Without the pictures, return exactly the lines from the one with "Reproduce this chart with Chart.js." through the one with "16, 18, 20];". Both end lines belong in the copy.

⟨

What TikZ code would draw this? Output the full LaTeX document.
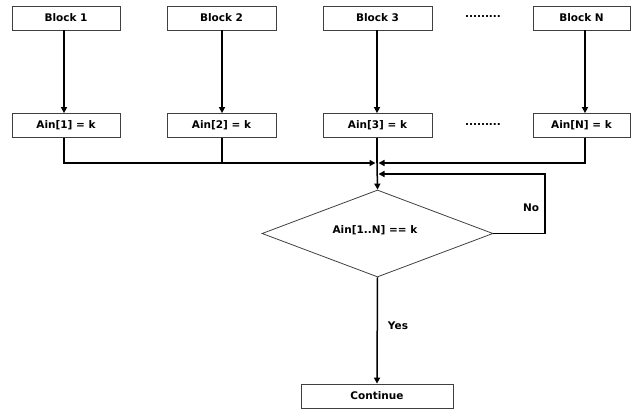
\documentclass[tikz,border=0pt]{standalone}
\usepackage{fontspec}
\setmainfont{DejaVu Sans}
\usetikzlibrary{shapes.geometric,arrows.meta}
\begin{document}
\begin{tikzpicture}[x=1pt,y=-1pt,
  box/.style={draw=black!75,line width=0.8pt,minimum height=24pt,inner sep=0pt,font=\bfseries\fontsize{10.5}{12}\selectfont},
  lbl/.style={font=\bfseries\fontsize{10.5}{12}\selectfont,inner sep=0pt},
  conn/.style={line width=1.5pt,-{Triangle[length=6pt,width=6pt]}},
  wire/.style={line width=1.5pt}]
\useasboundingbox (0,0) rectangle (633,411);
\node[box,minimum width=108pt] (b1) at (66,18) {Block 1};
\node[box,minimum width=109pt] (b2) at (221.5,18) {Block 2};
\node[box,minimum width=109pt] (b3) at (377.5,18) {Block 3};
\node[box,minimum width=97pt] (bn) at (581.5,18) {Block N};
\node[lbl] (d1) at (483,17) {.........};
\node[box,minimum width=108pt] (a1) at (66,125.5) {Ain[1] = k};
\node[box,minimum width=109pt] (a2) at (221.5,125.5) {Ain[2] = k};
\node[box,minimum width=109pt] (a3) at (377.5,125.5) {Ain[3] = k};
\node[box,minimum width=97pt] (an) at (581.5,125.5) {Ain[N] = k};
\node[lbl] (d2) at (483,125) {.........};
\node[draw=black!75,line width=0.8pt,diamond,aspect=2.65,minimum width=231pt,minimum height=87pt,inner sep=0pt] (dec) at (377.5,233.5) {};
\node[lbl] (dt) at (375,230) {Ain[1..N] == k};
\node[box,minimum width=152pt] (cont) at (377,396) {Continue};
\node[lbl] (no) at (531,208) {No};
\node[lbl] (yes) at (398,326) {Yes};
\coordinate (m) at (377,163);
\coordinate (ml) at (375.5,163);
\coordinate (mr) at (378.5,163);
\coordinate (fr) at (378.5,174);
\coordinate (fc) at (545,174);
\coordinate (j1) at (64,163);
\coordinate (j2) at (222,163);
\coordinate (jn) at (585,163);
\draw[conn] (b1.south -| j1) -- (a1.north -| j1);
\draw[conn] (b2.south -| j2) -- (a2.north -| j2);
\draw[conn] (b3.south -| m) -- (a3.north -| m);
\draw[conn] (bn.south -| jn) -- (an.north -| jn);
\draw[wire] (a1.south -| j1) -- (j1) -- (j2);
\draw[wire] (a2.south -| j2) -- (j2);
\draw[conn] (j2) -- (ml);
\draw[wire] (a3.south -| m) -- (m);
\draw[conn] (an.south -| jn) -- (jn) -- (mr);
\draw[conn] (m) -- (dec.north);
\draw[conn] (dec.east) -| (fc) -- (fr);
\draw[conn] (dec.south) -- (cont.north);
\end{tikzpicture}
\end{document}
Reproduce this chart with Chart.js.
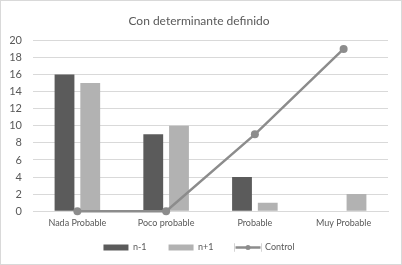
<!DOCTYPE html>
<html><head><meta charset="utf-8">
<script src="https://cdn.jsdelivr.net/npm/chart.js@4"></script>
<style>
html,body{margin:0;padding:0;background:#fff;}
#wrap{position:absolute;left:0;top:0;width:400px;height:263px;border:1px solid #d9d9d9;}
canvas{display:block;}
</style></head><body>
<div id="wrap"><canvas id="c" width="400" height="263"></canvas></div>
<script>
const categories = ["Nada Probable", "Poco probable", "Probable", "Muy Probable"];
const nMinus1 = [16, 9, 4, null];
const nPlus1 = [15, 10, 1, 2];
const control = [0, 0, 9, 19];
const yTicks = [0, 2, 4, 6, 8, 10, 12, 14, 16, 18, 20];

const FONT = "Lato, 'Open Sans', sans-serif";
const TXT = "#595959";
const LEGEND_TOP = 220;

const legendTweaks = {
  id: 'legendTweaks',
  beforeInit(chart) {
    const lg = chart.legend;
    if (!lg) return;
    const origFit = lg.fit;
    lg.fit = function () { origFit.call(this); this.height = 28; };
  },
  afterLayout(chart) {
    const lg = chart.legend;
    if (!lg) return;
    lg.top = LEGEND_TOP;
    lg.height = lg.bottom - LEGEND_TOP;
  },
  afterDraw(chart) {
    const lg = chart.legend;
    if (!lg || !lg.legendHitBoxes) return;
    const idx = lg.legendItems.findIndex(it => it.text === 'Control');
    const hb = lg.legendHitBoxes[idx];
    if (!hb) return;
    const ctx = chart.ctx;
    const bw = lg.options.labels.boxWidth;
    const cx = hb.left + bw / 2;
    const cy = hb.top + hb.height / 2;
    ctx.save();
    ctx.fillStyle = '#fff';
    ctx.fillRect(hb.left - 1, cy - 5, bw + 2, 10);
    ctx.strokeStyle = '#8c8c8c';
    ctx.lineWidth = 2.5;
    ctx.beginPath();
    ctx.moveTo(hb.left, cy);
    ctx.lineTo(hb.left + bw, cy);
    ctx.stroke();
    ctx.fillStyle = '#8c8c8c';
    ctx.beginPath();
    ctx.arc(cx, cy, 2.5, 0, Math.PI * 2);
    ctx.fill();
    ctx.restore();
  }
};

new Chart(document.getElementById('c'), {
  type: 'bar',
  data: {
    labels: categories,
    datasets: [
      {label: 'n-1', data: nMinus1, backgroundColor: '#5b5b5b', borderWidth: 0,
       barPercentage: 0.77, categoryPercentage: 0.58, order: 2},
      {label: 'n+1', data: nPlus1, backgroundColor: '#b2b2b2', borderWidth: 0,
       barPercentage: 0.77, categoryPercentage: 0.58, order: 2},
      {label: 'Control', type: 'line', data: control, borderColor: '#8c8c8c',
       backgroundColor: '#8c8c8c', borderWidth: 2.5, pointRadius: 4,
       pointBackgroundColor: '#8c8c8c', pointBorderWidth: 0, order: 1, tension: 0,
       clip: false}
    ]
  },
  options: {
    responsive: false,
    animation: false,
    devicePixelRatio: 1,
    layout: {padding: {left: 9, right: 13, top: 7, bottom: 2}},
    plugins: {
      title: {display: true, text: 'Con determinante definido', color: TXT,
        font: {family: FONT, size: 12, weight: 'normal'}, padding: {top: 6, bottom: 12}},
      legend: {position: 'bottom',
        labels: {color: TXT, font: {family: FONT, size: 9}, boxWidth: 25, boxHeight: 6, padding: 22,
          sort: (a, b) => a.datasetIndex - b.datasetIndex}},
      tooltip: {enabled: false}
    },
    scales: {
      x: {
        afterFit(s) { s.paddingLeft = 0; s.paddingRight = 0; },
        grid: {display: false, drawTicks: false, tickLength: 0},
        border: {display: true, color: '#d9d9d9'},
        ticks: {color: TXT, font: {family: FONT, size: 9}, padding: 6}
      },
      y: {
        min: 0, max: 20,
        afterBuildTicks(s) { s.ticks = yTicks.map(v => ({value: v})); },
        afterFit(s) { s.width = 23; },
        grid: {color: '#d9d9d9', drawTicks: false, tickLength: 0},
        border: {display: false},
        ticks: {color: TXT, font: {family: FONT, size: 11}, padding: 11, autoSkip: false}
      }
    }
  },
  plugins: [legendTweaks]
});
</script>
</body></html>
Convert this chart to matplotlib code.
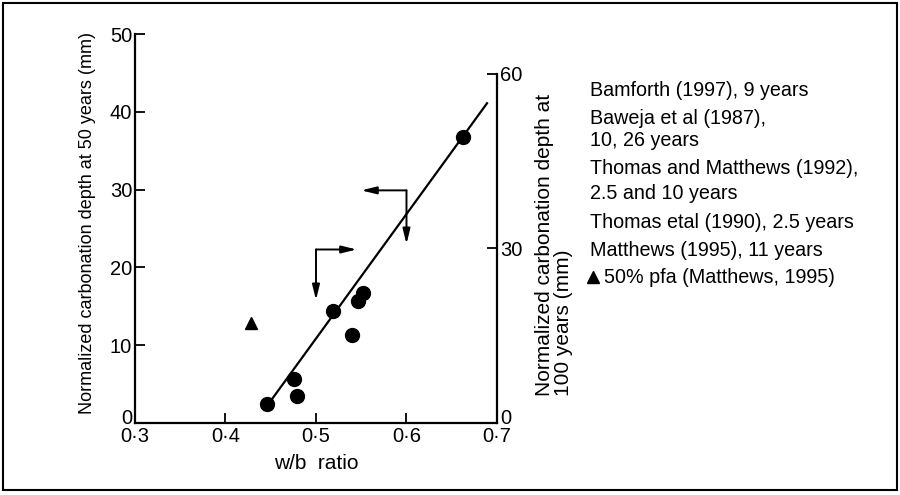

⟩

### ANSWER FOR THE TASK
Reproduce this chart with Chart.js.
<!DOCTYPE html>
<html><head><meta charset="utf-8">
<script src="https://cdn.jsdelivr.net/npm/chart.js@4"></script>
<style>
html,body{margin:0;padding:0;background:#fff;}
#wrap{position:absolute;left:0;top:0;width:400px;height:263px;border:1px solid #d9d9d9;}
canvas{display:block;}
</style></head><body>
<div id="wrap"><canvas id="c" width="400" height="263"></canvas></div>
<script>
const categories = ["Nada Probable", "Poco probable", "Probable", "Muy Probable"];
const nMinus1 = [16, 9, 4, null];
const nPlus1 = [15, 10, 1, 2];
const control = [0, 0, 9, 19];
const yTicks = [0, 2, 4, 6, 8, 10, 12, 14, 16, 18, 20];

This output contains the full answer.